◆ Material provided:

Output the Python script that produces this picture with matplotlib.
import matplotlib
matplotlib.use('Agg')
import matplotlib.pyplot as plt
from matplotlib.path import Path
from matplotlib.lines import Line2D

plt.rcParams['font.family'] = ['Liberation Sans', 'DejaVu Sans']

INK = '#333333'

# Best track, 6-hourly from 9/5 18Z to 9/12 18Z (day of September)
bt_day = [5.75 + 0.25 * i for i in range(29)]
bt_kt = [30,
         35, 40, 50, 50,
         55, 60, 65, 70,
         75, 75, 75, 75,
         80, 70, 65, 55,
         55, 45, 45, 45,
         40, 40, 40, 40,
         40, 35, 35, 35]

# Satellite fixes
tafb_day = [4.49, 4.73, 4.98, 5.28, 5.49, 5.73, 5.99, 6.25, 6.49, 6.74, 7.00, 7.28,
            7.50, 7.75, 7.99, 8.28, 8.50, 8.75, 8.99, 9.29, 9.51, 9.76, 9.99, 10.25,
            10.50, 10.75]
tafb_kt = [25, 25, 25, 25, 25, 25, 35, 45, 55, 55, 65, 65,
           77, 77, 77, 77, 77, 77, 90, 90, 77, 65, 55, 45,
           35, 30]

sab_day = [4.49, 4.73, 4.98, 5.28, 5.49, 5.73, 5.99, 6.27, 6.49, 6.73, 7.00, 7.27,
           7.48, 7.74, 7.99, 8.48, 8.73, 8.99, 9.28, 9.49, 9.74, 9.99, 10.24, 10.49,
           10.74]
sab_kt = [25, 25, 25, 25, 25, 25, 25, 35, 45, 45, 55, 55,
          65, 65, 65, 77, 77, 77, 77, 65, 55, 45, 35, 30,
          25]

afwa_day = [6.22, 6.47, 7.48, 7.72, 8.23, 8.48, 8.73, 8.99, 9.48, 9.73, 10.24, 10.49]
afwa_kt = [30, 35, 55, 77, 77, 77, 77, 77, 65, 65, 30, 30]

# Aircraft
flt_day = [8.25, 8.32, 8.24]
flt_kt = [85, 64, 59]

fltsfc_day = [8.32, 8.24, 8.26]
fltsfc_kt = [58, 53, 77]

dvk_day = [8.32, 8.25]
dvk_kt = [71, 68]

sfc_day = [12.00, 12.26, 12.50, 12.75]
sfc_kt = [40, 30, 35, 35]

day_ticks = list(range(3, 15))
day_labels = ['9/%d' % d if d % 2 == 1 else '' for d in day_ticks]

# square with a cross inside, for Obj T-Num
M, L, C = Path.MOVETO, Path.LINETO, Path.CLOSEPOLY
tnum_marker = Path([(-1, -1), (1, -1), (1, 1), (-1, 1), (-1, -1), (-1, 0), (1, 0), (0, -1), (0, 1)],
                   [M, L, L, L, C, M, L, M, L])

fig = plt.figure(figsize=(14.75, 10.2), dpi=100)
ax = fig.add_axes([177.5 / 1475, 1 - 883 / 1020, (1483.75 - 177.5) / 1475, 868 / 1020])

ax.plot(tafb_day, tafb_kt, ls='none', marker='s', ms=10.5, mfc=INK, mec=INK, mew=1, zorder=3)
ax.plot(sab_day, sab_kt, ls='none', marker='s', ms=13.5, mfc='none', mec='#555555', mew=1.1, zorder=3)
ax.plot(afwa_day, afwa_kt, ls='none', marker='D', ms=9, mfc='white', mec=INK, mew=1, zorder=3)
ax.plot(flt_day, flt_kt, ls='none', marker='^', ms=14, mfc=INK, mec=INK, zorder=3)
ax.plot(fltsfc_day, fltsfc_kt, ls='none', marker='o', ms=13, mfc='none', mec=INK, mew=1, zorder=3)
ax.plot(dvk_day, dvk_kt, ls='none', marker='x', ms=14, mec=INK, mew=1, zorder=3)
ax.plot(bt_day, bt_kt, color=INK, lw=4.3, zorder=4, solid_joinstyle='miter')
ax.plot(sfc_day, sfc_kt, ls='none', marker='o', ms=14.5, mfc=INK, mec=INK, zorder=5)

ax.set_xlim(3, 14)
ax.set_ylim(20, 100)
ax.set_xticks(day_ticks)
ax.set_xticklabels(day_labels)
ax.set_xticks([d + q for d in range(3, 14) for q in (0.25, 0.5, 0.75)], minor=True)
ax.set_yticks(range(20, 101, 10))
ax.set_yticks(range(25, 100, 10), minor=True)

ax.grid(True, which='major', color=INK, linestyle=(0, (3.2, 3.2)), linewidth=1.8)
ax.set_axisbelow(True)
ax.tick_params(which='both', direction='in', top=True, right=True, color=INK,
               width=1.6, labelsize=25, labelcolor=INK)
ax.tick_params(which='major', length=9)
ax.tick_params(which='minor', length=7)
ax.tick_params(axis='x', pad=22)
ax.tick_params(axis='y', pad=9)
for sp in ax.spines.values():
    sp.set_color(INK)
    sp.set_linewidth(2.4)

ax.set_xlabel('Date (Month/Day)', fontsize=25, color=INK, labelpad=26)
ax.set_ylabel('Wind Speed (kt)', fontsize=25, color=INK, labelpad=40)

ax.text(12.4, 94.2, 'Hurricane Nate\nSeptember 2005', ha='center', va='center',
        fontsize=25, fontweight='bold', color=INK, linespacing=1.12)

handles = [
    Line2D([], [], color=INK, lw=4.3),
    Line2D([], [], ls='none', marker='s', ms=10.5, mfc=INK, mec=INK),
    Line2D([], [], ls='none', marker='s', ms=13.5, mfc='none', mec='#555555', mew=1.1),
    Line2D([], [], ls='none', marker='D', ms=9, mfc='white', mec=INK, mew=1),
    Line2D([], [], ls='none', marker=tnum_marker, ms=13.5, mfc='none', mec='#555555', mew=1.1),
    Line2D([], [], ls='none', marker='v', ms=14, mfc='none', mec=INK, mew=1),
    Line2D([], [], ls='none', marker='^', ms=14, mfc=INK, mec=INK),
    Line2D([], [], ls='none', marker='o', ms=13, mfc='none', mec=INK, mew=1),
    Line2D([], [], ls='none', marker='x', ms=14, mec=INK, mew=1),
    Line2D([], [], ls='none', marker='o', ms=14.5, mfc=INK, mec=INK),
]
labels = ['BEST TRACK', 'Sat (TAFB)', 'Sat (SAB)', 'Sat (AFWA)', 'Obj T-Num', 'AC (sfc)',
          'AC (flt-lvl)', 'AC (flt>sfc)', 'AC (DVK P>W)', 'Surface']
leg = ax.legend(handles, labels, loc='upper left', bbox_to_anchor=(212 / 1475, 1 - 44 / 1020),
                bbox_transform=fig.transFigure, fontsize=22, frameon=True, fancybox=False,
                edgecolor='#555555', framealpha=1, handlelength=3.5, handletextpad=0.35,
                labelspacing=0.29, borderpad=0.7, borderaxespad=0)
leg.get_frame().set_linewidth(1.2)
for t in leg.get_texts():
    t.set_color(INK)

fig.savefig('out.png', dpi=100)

◆ What to work on: Retype all of the material above with every character intact.

◆ Solution to the problem:
Output the Python script that produces this picture with matplotlib.
import matplotlib
matplotlib.use('Agg')
import matplotlib.pyplot as plt
from matplotlib.path import Path
from matplotlib.lines import Line2D

plt.rcParams['font.family'] = ['Liberation Sans', 'DejaVu Sans']

INK = '#333333'

# Best track, 6-hourly from 9/5 18Z to 9/12 18Z (day of September)
bt_day = [5.75 + 0.25 * i for i in range(29)]
bt_kt = [30,
         35, 40, 50, 50,
         55, 60, 65, 70,
         75, 75, 75, 75,
         80, 70, 65, 55,
         55, 45, 45, 45,
         40, 40, 40, 40,
         40, 35, 35, 35]

# Satellite fixes
tafb_day = [4.49, 4.73, 4.98, 5.28, 5.49, 5.73, 5.99, 6.25, 6.49, 6.74, 7.00, 7.28,
            7.50, 7.75, 7.99, 8.28, 8.50, 8.75, 8.99, 9.29, 9.51, 9.76, 9.99, 10.25,
            10.50, 10.75]
tafb_kt = [25, 25, 25, 25, 25, 25, 35, 45, 55, 55, 65, 65,
           77, 77, 77, 77, 77, 77, 90, 90, 77, 65, 55, 45,
           35, 30]

sab_day = [4.49, 4.73, 4.98, 5.28, 5.49, 5.73, 5.99, 6.27, 6.49, 6.73, 7.00, 7.27,
           7.48, 7.74, 7.99, 8.48, 8.73, 8.99, 9.28, 9.49, 9.74, 9.99, 10.24, 10.49,
           10.74]
sab_kt = [25, 25, 25, 25, 25, 25, 25, 35, 45, 45, 55, 55,
          65, 65, 65, 77, 77, 77, 77, 65, 55, 45, 35, 30,
          25]

afwa_day = [6.22, 6.47, 7.48, 7.72, 8.23, 8.48, 8.73, 8.99, 9.48, 9.73, 10.24, 10.49]
afwa_kt = [30, 35, 55, 77, 77, 77, 77, 77, 65, 65, 30, 30]

# Aircraft
flt_day = [8.25, 8.32, 8.24]
flt_kt = [85, 64, 59]

fltsfc_day = [8.32, 8.24, 8.26]
fltsfc_kt = [58, 53, 77]

dvk_day = [8.32, 8.25]
dvk_kt = [71, 68]

sfc_day = [12.00, 12.26, 12.50, 12.75]
sfc_kt = [40, 30, 35, 35]

day_ticks = list(range(3, 15))
day_labels = ['9/%d' % d if d % 2 == 1 else '' for d in day_ticks]

# square with a cross inside, for Obj T-Num
M, L, C = Path.MOVETO, Path.LINETO, Path.CLOSEPOLY
tnum_marker = Path([(-1, -1), (1, -1), (1, 1), (-1, 1), (-1, -1), (-1, 0), (1, 0), (0, -1), (0, 1)],
                   [M, L, L, L, C, M, L, M, L])

fig = plt.figure(figsize=(14.75, 10.2), dpi=100)
ax = fig.add_axes([177.5 / 1475, 1 - 883 / 1020, (1483.75 - 177.5) / 1475, 868 / 1020])

ax.plot(tafb_day, tafb_kt, ls='none', marker='s', ms=10.5, mfc=INK, mec=INK, mew=1, zorder=3)
ax.plot(sab_day, sab_kt, ls='none', marker='s', ms=13.5, mfc='none', mec='#555555', mew=1.1, zorder=3)
ax.plot(afwa_day, afwa_kt, ls='none', marker='D', ms=9, mfc='white', mec=INK, mew=1, zorder=3)
ax.plot(flt_day, flt_kt, ls='none', marker='^', ms=14, mfc=INK, mec=INK, zorder=3)
ax.plot(fltsfc_day, fltsfc_kt, ls='none', marker='o', ms=13, mfc='none', mec=INK, mew=1, zorder=3)
ax.plot(dvk_day, dvk_kt, ls='none', marker='x', ms=14, mec=INK, mew=1, zorder=3)
ax.plot(bt_day, bt_kt, color=INK, lw=4.3, zorder=4, solid_joinstyle='miter')
ax.plot(sfc_day, sfc_kt, ls='none', marker='o', ms=14.5, mfc=INK, mec=INK, zorder=5)

ax.set_xlim(3, 14)
ax.set_ylim(20, 100)
ax.set_xticks(day_ticks)
ax.set_xticklabels(day_labels)
ax.set_xticks([d + q for d in range(3, 14) for q in (0.25, 0.5, 0.75)], minor=True)
ax.set_yticks(range(20, 101, 10))
ax.set_yticks(range(25, 100, 10), minor=True)

ax.grid(True, which='major', color=INK, linestyle=(0, (3.2, 3.2)), linewidth=1.8)
ax.set_axisbelow(True)
ax.tick_params(which='both', direction='in', top=True, right=True, color=INK,
               width=1.6, labelsize=25, labelcolor=INK)
ax.tick_params(which='major', length=9)
ax.tick_params(which='minor', length=7)
ax.tick_params(axis='x', pad=22)
ax.tick_params(axis='y', pad=9)
for sp in ax.spines.values():
    sp.set_color(INK)
    sp.set_linewidth(2.4)

ax.set_xlabel('Date (Month/Day)', fontsize=25, color=INK, labelpad=26)
ax.set_ylabel('Wind Speed (kt)', fontsize=25, color=INK, labelpad=40)

ax.text(12.4, 94.2, 'Hurricane Nate\nSeptember 2005', ha='center', va='center',
        fontsize=25, fontweight='bold', color=INK, linespacing=1.12)

handles = [
    Line2D([], [], color=INK, lw=4.3),
    Line2D([], [], ls='none', marker='s', ms=10.5, mfc=INK, mec=INK),
    Line2D([], [], ls='none', marker='s', ms=13.5, mfc='none', mec='#555555', mew=1.1),
    Line2D([], [], ls='none', marker='D', ms=9, mfc='white', mec=INK, mew=1),
    Line2D([], [], ls='none', marker=tnum_marker, ms=13.5, mfc='none', mec='#555555', mew=1.1),
    Line2D([], [], ls='none', marker='v', ms=14, mfc='none', mec=INK, mew=1),
    Line2D([], [], ls='none', marker='^', ms=14, mfc=INK, mec=INK),
    Line2D([], [], ls='none', marker='o', ms=13, mfc='none', mec=INK, mew=1),
    Line2D([], [], ls='none', marker='x', ms=14, mec=INK, mew=1),
    Line2D([], [], ls='none', marker='o', ms=14.5, mfc=INK, mec=INK),
]
labels = ['BEST TRACK', 'Sat (TAFB)', 'Sat (SAB)', 'Sat (AFWA)', 'Obj T-Num', 'AC (sfc)',
          'AC (flt-lvl)', 'AC (flt>sfc)', 'AC (DVK P>W)', 'Surface']
leg = ax.legend(handles, labels, loc='upper left', bbox_to_anchor=(212 / 1475, 1 - 44 / 1020),
                bbox_transform=fig.transFigure, fontsize=22, frameon=True, fancybox=False,
                edgecolor='#555555', framealpha=1, handlelength=3.5, handletextpad=0.35,
                labelspacing=0.29, borderpad=0.7, borderaxespad=0)
leg.get_frame().set_linewidth(1.2)
for t in leg.get_texts():
    t.set_color(INK)

fig.savefig('out.png', dpi=100)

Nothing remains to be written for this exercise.